Collected data:
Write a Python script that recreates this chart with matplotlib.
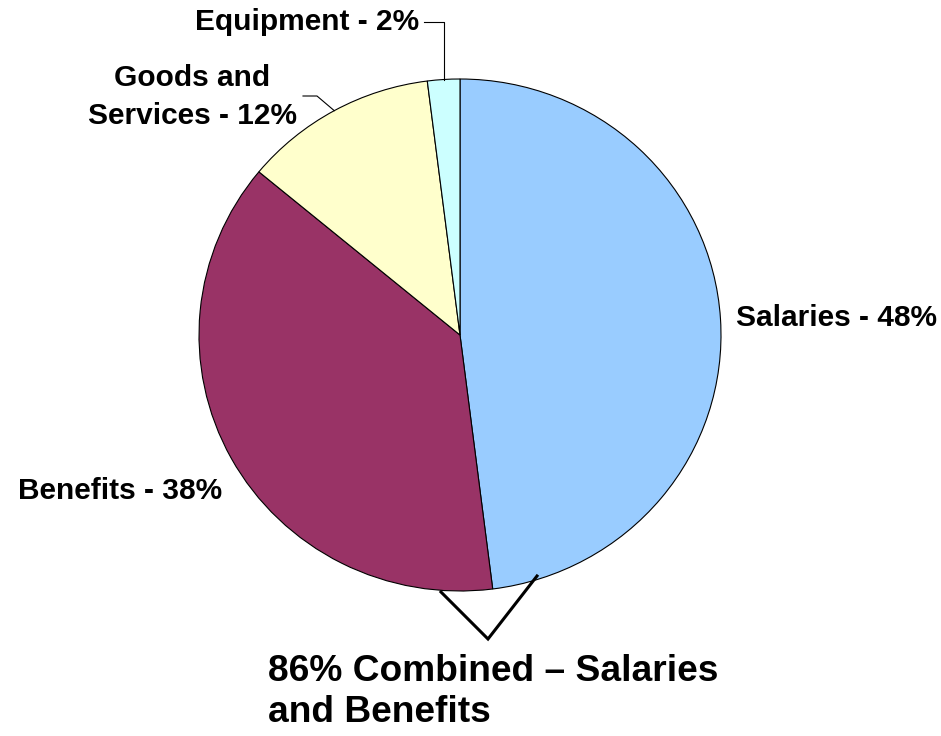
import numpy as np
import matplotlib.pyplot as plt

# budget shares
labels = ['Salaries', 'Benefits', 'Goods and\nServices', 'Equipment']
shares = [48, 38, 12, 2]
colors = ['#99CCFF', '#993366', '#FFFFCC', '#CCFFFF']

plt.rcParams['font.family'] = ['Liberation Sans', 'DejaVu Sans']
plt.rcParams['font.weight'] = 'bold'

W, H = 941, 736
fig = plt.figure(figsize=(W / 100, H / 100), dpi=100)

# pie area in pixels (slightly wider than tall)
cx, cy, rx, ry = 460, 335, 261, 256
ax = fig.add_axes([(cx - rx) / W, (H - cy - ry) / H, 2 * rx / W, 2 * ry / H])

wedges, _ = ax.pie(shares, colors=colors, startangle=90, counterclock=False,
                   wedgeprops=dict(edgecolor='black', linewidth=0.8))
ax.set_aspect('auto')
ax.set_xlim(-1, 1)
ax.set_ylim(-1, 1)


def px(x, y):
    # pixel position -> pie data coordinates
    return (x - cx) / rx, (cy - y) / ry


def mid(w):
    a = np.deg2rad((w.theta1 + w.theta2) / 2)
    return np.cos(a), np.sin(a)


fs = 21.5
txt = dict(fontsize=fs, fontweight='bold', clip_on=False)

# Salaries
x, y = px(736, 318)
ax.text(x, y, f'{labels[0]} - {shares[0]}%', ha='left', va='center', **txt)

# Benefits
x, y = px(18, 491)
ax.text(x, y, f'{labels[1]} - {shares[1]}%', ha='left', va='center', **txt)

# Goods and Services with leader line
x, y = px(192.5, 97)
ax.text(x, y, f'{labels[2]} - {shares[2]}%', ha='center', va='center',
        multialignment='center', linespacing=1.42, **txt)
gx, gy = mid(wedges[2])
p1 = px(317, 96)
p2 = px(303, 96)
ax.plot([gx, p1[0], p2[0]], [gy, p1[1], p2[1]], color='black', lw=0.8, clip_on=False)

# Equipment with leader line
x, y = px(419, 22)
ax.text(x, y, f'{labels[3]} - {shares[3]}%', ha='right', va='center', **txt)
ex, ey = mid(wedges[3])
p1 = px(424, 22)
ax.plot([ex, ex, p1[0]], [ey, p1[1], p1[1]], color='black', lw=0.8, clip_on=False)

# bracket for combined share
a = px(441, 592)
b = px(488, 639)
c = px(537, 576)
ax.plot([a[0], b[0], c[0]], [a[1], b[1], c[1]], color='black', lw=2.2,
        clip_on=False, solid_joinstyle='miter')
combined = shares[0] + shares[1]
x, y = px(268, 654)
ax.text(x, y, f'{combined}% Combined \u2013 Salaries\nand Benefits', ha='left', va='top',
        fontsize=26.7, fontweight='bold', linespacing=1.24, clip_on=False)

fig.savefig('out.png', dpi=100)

Task prompt:
Leave the pictures out and copy the rest of the data exactly.

Written answer:
Write a Python script that recreates this chart with matplotlib.
import numpy as np
import matplotlib.pyplot as plt

# budget shares
labels = ['Salaries', 'Benefits', 'Goods and\nServices', 'Equipment']
shares = [48, 38, 12, 2]
colors = ['#99CCFF', '#993366', '#FFFFCC', '#CCFFFF']

plt.rcParams['font.family'] = ['Liberation Sans', 'DejaVu Sans']
plt.rcParams['font.weight'] = 'bold'

W, H = 941, 736
fig = plt.figure(figsize=(W / 100, H / 100), dpi=100)

# pie area in pixels (slightly wider than tall)
cx, cy, rx, ry = 460, 335, 261, 256
ax = fig.add_axes([(cx - rx) / W, (H - cy - ry) / H, 2 * rx / W, 2 * ry / H])

wedges, _ = ax.pie(shares, colors=colors, startangle=90, counterclock=False,
                   wedgeprops=dict(edgecolor='black', linewidth=0.8))
ax.set_aspect('auto')
ax.set_xlim(-1, 1)
ax.set_ylim(-1, 1)


def px(x, y):
    # pixel position -> pie data coordinates
    return (x - cx) / rx, (cy - y) / ry


def mid(w):
    a = np.deg2rad((w.theta1 + w.theta2) / 2)
    return np.cos(a), np.sin(a)


fs = 21.5
txt = dict(fontsize=fs, fontweight='bold', clip_on=False)

# Salaries
x, y = px(736, 318)
ax.text(x, y, f'{labels[0]} - {shares[0]}%', ha='left', va='center', **txt)

# Benefits
x, y = px(18, 491)
ax.text(x, y, f'{labels[1]} - {shares[1]}%', ha='left', va='center', **txt)

# Goods and Services with leader line
x, y = px(192.5, 97)
ax.text(x, y, f'{labels[2]} - {shares[2]}%', ha='center', va='center',
        multialignment='center', linespacing=1.42, **txt)
gx, gy = mid(wedges[2])
p1 = px(317, 96)
p2 = px(303, 96)
ax.plot([gx, p1[0], p2[0]], [gy, p1[1], p2[1]], color='black', lw=0.8, clip_on=False)

# Equipment with leader line
x, y = px(419, 22)
ax.text(x, y, f'{labels[3]} - {shares[3]}%', ha='right', va='center', **txt)
ex, ey = mid(wedges[3])
p1 = px(424, 22)
ax.plot([ex, ex, p1[0]], [ey, p1[1], p1[1]], color='black', lw=0.8, clip_on=False)

# bracket for combined share
a = px(441, 592)
b = px(488, 639)
c = px(537, 576)
ax.plot([a[0], b[0], c[0]], [a[1], b[1], c[1]], color='black', lw=2.2,
        clip_on=False, solid_joinstyle='miter')
combined = shares[0] + shares[1]
x, y = px(268, 654)
ax.text(x, y, f'{combined}% Combined \u2013 Salaries\nand Benefits', ha='left', va='top',
        fontsize=26.7, fontweight='bold', linespacing=1.24, clip_on=False)

fig.savefig('out.png', dpi=100)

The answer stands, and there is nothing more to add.